A second key factor will be the future evolution of U.S. energy policy pertaining to grain and/or cellulosic ethanol. If the current framework of governmental support for grain-ethanol production remains unchanged (i.e., direct subsidies to blenders, renewable fuels standards, and import tariffs), positive support will continue to be provided for the U.S. ethanol production in the future. If the current tight supply – high price scenario for world energy markets, the relative relationship between petroleum and feed grain prices, and the current framework of support for ethanol by the U.S. government continues into the future, it is likely that U.S. ethanol plants in general and Kansas ethanol production in particular will continue to be profitable and viable economic enterprises in the foreseeable future.
Various domestic and international energy agencies expect the current tight supply-demand fundamentals and high prices in the World and U.S. energy markets to continue for the foreseeable future. The future energy policy environment in the U.S. may be more uncertain than the outlook for energy prices. Tight energy supplies and high energy prices may be expected to provide support for energy resource development-oriented governmental policies, which are likely to continue to include both grain and cellulosic ethanol production.
Implications for the Midwest as Well as Other Regions of the U.S.
Following are some final comments and observations from the authors of this article regarding the future of ethanol production in the United States.
Energy cost, availability, dependability of supplies, and impacts on the U.S. trade balance will continue to be very crucial issues for the U.S. in the years ahead. The current real cost of energy has reached unsustainable levels and has become a major drain on the nation’s balance of trade and value of the U.S. dollar, as well as consumer budgets, transportation and processing costs, and other aspects of the economy. A continuation of the longer-term upward trend in percentage of the U.S. energy supply coming from imports has serious geo-political implications as well.
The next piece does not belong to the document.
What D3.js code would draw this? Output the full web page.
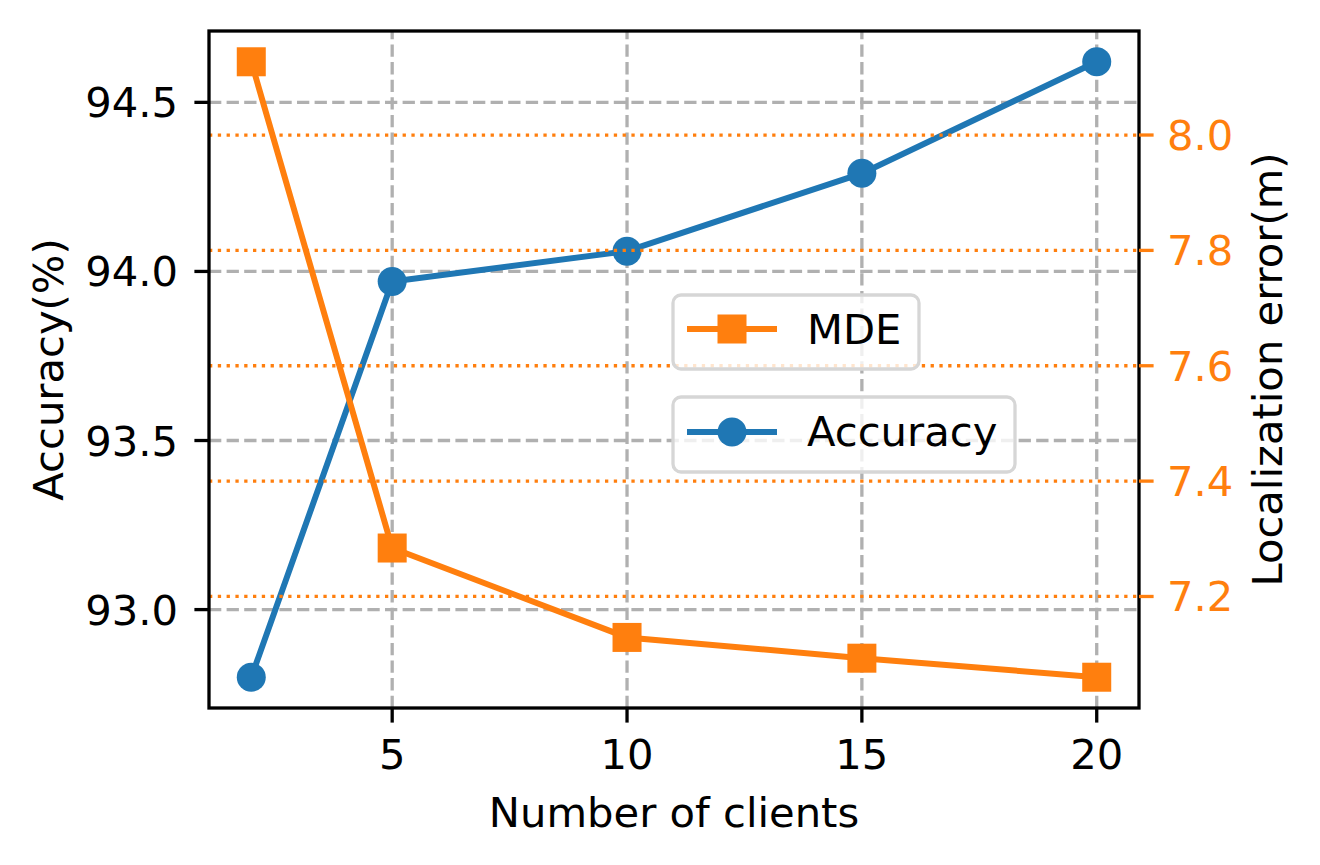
<!DOCTYPE html>
<html>
<head>
    <meta charset="utf-8">
    <title>Accuracy and MDE vs number of clients</title>
    <script src="https://d3js.org/d3.v7.min.js"></script>
    <style>
        body { margin: 0; background: #fff; }
        svg text {
            font-family: "DejaVu Sans", sans-serif;
            font-size: 41.7px;
        }
    </style>
</head>
<body>
    <div id="chart"></div>
    <script>
        // data
        const clients = [2, 5, 10, 15, 20];
        const accuracy = [92.80, 93.97, 94.06, 94.29, 94.62];
        const mde = [8.127, 7.284, 7.129, 7.093, 7.060];

        const xTicks = [5, 10, 15, 20];
        const accTicks = [93.0, 93.5, 94.0, 94.5];
        const mdeTicks = [7.2, 7.4, 7.6, 7.8, 8.0];

        const width = 1320, height = 865;
        const plot = { left: 209, right: 1139, top: 31, bottom: 708 };
        const blue = "#1f77b4", orange = "#ff7f0e";
        const lw = 3.3, tickLen = 14.6;

        // matplotlib-like 5% padding
        function padded(vals) {
            const [a, b] = d3.extent(vals);
            const m = (b - a) * 0.05;
            return [a - m, b + m];
        }

        const x = d3.scaleLinear().domain(padded(clients)).range([plot.left, plot.right]);
        const yAcc = d3.scaleLinear().domain(padded(accuracy)).range([plot.bottom, plot.top]);
        const yMde = d3.scaleLinear().domain(padded(mde)).range([plot.bottom, plot.top]);

        const svg = d3.select("#chart").append("svg")
            .attr("width", width)
            .attr("height", height);

        // gray dashed grid (left axis)
        const grid = svg.append("g");
        grid.selectAll(".vgrid")
            .data(xTicks)
            .join("line")
            .attr("x1", d => x(d)).attr("x2", d => x(d))
            .attr("y1", plot.bottom).attr("y2", plot.top)
            .attr("stroke", "#b0b0b0")
            .attr("stroke-width", lw)
            .attr("stroke-dasharray", "12.3,5.3");
        grid.selectAll(".hgrid")
            .data(accTicks)
            .join("line")
            .attr("x1", plot.left).attr("x2", plot.right)
            .attr("y1", d => yAcc(d)).attr("y2", d => yAcc(d))
            .attr("stroke", "#b0b0b0")
            .attr("stroke-width", lw)
            .attr("stroke-dasharray", "12.3,5.3");

        // accuracy line
        const accLine = d3.line()
            .x((d, i) => x(clients[i]))
            .y(d => yAcc(d));
        svg.append("path")
            .datum(accuracy)
            .attr("d", accLine)
            .attr("fill", "none")
            .attr("stroke", blue)
            .attr("stroke-width", 6);
        svg.selectAll(".acc-dot")
            .data(accuracy)
            .join("circle")
            .attr("cx", (d, i) => x(clients[i]))
            .attr("cy", d => yAcc(d))
            .attr("r", 14.5)
            .attr("fill", blue);

        // legend box helper
        function legendBox(g, bx, by, bw, bh) {
            g.append("rect")
                .attr("x", bx).attr("y", by)
                .attr("width", bw).attr("height", bh)
                .attr("rx", 8).attr("ry", 8)
                .attr("fill", "rgba(255,255,255,0.8)")
                .attr("stroke", "#d6d6d6")
                .attr("stroke-width", lw);
        }

        // Accuracy legend (belongs to left axes)
        const legAcc = svg.append("g");
        legendBox(legAcc, 673, 397, 342, 75);
        legAcc.append("line")
            .attr("x1", 687).attr("x2", 777)
            .attr("y1", 432).attr("y2", 432)
            .attr("stroke", blue).attr("stroke-width", 6);
        legAcc.append("circle")
            .attr("cx", 732).attr("cy", 432).attr("r", 14.5)
            .attr("fill", blue);
        legAcc.append("text")
            .attr("x", 807).attr("y", 446)
            .text("Accuracy");

        // orange dotted grid (right axis)
        svg.append("g").selectAll("line")
            .data(mdeTicks)
            .join("line")
            .attr("x1", plot.left).attr("x2", plot.right)
            .attr("y1", d => yMde(d)).attr("y2", d => yMde(d))
            .attr("stroke", orange)
            .attr("stroke-width", lw)
            .attr("stroke-dasharray", "3.3,5.5");

        // MDE line
        const mdeLine = d3.line()
            .x((d, i) => x(clients[i]))
            .y(d => yMde(d));
        svg.append("path")
            .datum(mde)
            .attr("d", mdeLine)
            .attr("fill", "none")
            .attr("stroke", orange)
            .attr("stroke-width", 6);
        svg.selectAll(".mde-dot")
            .data(mde)
            .join("rect")
            .attr("x", (d, i) => x(clients[i]) - 14.5)
            .attr("y", d => yMde(d) - 14.5)
            .attr("width", 29).attr("height", 29)
            .attr("fill", orange);

        // MDE legend (belongs to right axes)
        const legMde = svg.append("g");
        legendBox(legMde, 673, 295, 246, 74);
        legMde.append("line")
            .attr("x1", 687).attr("x2", 777)
            .attr("y1", 329).attr("y2", 329)
            .attr("stroke", orange).attr("stroke-width", 6);
        legMde.append("rect")
            .attr("x", 732 - 14.5).attr("y", 329 - 14.5)
            .attr("width", 29).attr("height", 29)
            .attr("fill", orange);
        legMde.append("text")
            .attr("x", 807).attr("y", 344)
            .text("MDE");

        // spines
        svg.append("rect")
            .attr("x", plot.left).attr("y", plot.top)
            .attr("width", plot.right - plot.left)
            .attr("height", plot.bottom - plot.top)
            .attr("fill", "none")
            .attr("stroke", "#000")
            .attr("stroke-width", lw);

        // bottom ticks
        const bx = svg.append("g");
        bx.selectAll("line")
            .data(xTicks)
            .join("line")
            .attr("x1", d => x(d)).attr("x2", d => x(d))
            .attr("y1", plot.bottom).attr("y2", plot.bottom + tickLen)
            .attr("stroke", "#000").attr("stroke-width", lw);
        bx.selectAll("text")
            .data(xTicks)
            .join("text")
            .attr("x", d => x(d))
            .attr("y", 769)
            .attr("text-anchor", "middle")
            .text(d => d);

        // left ticks
        const ly = svg.append("g");
        ly.selectAll("line")
            .data(accTicks)
            .join("line")
            .attr("x1", plot.left - tickLen).attr("x2", plot.left)
            .attr("y1", d => yAcc(d)).attr("y2", d => yAcc(d))
            .attr("stroke", "#000").attr("stroke-width", lw);
        ly.selectAll("text")
            .data(accTicks)
            .join("text")
            .attr("x", 178)
            .attr("y", d => yAcc(d) + 15)
            .attr("text-anchor", "end")
            .text(d => d.toFixed(1));

        // right ticks (orange)
        const ry = svg.append("g");
        ry.selectAll("line")
            .data(mdeTicks)
            .join("line")
            .attr("x1", plot.right).attr("x2", plot.right + tickLen)
            .attr("y1", d => yMde(d)).attr("y2", d => yMde(d))
            .attr("stroke", orange).attr("stroke-width", lw);
        ry.selectAll("text")
            .data(mdeTicks)
            .join("text")
            .attr("x", 1167)
            .attr("y", d => yMde(d) + 15)
            .attr("fill", orange)
            .text(d => d.toFixed(1));

        // axis labels
        svg.append("text")
            .attr("x", (plot.left + plot.right) / 2)
            .attr("y", 827)
            .attr("text-anchor", "middle")
            .text("Number of clients");
        svg.append("text")
            .attr("transform", `translate(63,${(plot.top + plot.bottom) / 2}) rotate(-90)`)
            .attr("text-anchor", "middle")
            .text("Accuracy(%)");
        svg.append("text")
            .attr("transform", `translate(1282,${(plot.top + plot.bottom) / 2}) rotate(-90)`)
            .attr("text-anchor", "middle")
            .text("Localization error(m)");
    </script>
</body>
</html>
To deal with these issues, policy-makers almost certainly will continue to include renewable energy as part of a package of efforts to provide longer-term energy solutions. Cost and availability of corn will be important in determining the size of the corn-based ethanol industry regionally and nationally. Other factors such as proximity to intensive beef feedlots and dairy production, as well as closeness to large population centers that need ethanol will be important influences on regional industry size and profitability. While the industry is very likely to remain economically viable for the longer-term, profitability on average will be substantially lower than in the high-profit year 1997. The industry will expand to the point where the relationship between corn and ethanol prices makes further investment in new plants unprofitable. Limited periods of negative returns are likely as the industry reaches its upper limit on size and as development of marketing and distribution facilities lags behind production capacity. At the national level, feed grain-based ethanol production may expand to slightly exceed the current 15 billion gallons per year mandate in 2015 specified in the 2007 energy legislation.
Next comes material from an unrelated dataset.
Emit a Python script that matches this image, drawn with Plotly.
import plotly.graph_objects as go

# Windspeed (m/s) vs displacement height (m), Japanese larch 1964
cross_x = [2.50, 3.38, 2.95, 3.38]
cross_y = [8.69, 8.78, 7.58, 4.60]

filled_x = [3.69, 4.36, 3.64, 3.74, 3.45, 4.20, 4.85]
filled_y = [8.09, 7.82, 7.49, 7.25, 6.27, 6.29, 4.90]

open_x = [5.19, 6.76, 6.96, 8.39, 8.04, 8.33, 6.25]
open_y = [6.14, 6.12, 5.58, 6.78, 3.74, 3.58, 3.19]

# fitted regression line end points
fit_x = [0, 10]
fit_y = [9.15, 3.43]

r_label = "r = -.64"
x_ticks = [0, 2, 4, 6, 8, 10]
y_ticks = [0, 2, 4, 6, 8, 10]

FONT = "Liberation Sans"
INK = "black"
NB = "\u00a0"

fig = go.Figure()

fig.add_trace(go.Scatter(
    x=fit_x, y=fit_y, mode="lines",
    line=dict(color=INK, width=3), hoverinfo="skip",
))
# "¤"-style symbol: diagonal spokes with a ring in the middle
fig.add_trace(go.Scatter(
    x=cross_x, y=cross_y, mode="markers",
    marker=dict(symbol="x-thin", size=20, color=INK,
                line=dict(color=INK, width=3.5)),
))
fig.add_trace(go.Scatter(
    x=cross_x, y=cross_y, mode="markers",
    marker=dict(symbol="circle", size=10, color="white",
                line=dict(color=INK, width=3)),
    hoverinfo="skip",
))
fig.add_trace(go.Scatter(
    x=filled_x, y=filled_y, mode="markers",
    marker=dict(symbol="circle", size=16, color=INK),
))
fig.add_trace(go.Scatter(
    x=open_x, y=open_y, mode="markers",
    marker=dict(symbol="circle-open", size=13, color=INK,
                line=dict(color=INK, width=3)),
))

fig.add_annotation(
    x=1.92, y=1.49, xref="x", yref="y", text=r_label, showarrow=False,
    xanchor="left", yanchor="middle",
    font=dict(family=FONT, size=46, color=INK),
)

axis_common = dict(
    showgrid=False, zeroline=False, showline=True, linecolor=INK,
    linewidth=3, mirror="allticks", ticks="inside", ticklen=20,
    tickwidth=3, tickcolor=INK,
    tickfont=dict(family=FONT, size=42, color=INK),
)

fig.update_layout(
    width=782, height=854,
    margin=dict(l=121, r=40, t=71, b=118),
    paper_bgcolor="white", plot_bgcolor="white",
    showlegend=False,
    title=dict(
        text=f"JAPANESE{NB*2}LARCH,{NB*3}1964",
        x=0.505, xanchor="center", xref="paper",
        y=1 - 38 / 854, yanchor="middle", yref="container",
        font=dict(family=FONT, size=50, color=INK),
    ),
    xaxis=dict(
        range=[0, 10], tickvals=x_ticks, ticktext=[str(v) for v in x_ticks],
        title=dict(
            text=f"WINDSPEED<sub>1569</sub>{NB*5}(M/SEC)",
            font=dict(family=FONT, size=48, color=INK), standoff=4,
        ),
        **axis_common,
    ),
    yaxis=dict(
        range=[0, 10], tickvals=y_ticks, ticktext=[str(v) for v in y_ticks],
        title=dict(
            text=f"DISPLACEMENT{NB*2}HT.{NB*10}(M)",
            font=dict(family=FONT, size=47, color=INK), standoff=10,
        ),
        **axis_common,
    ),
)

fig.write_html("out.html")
A number of pilot cellulosic ethanol plants and one or two commercial-size plants are under construction or in the planning stage at this writing. Likely feedstocks include grasses, forest and urban wastes, corn cobs, straw, and other crop residues. As the biofuels industry expands, economics will determine how cropland is allocated among grains, oil crops, forages, pasture, and other uses. The need for changes in cropping patterns will have far-reaching impacts on research and extension needs as well as the crop production, input-supply, livestock production, and marketing sectors of agriculture.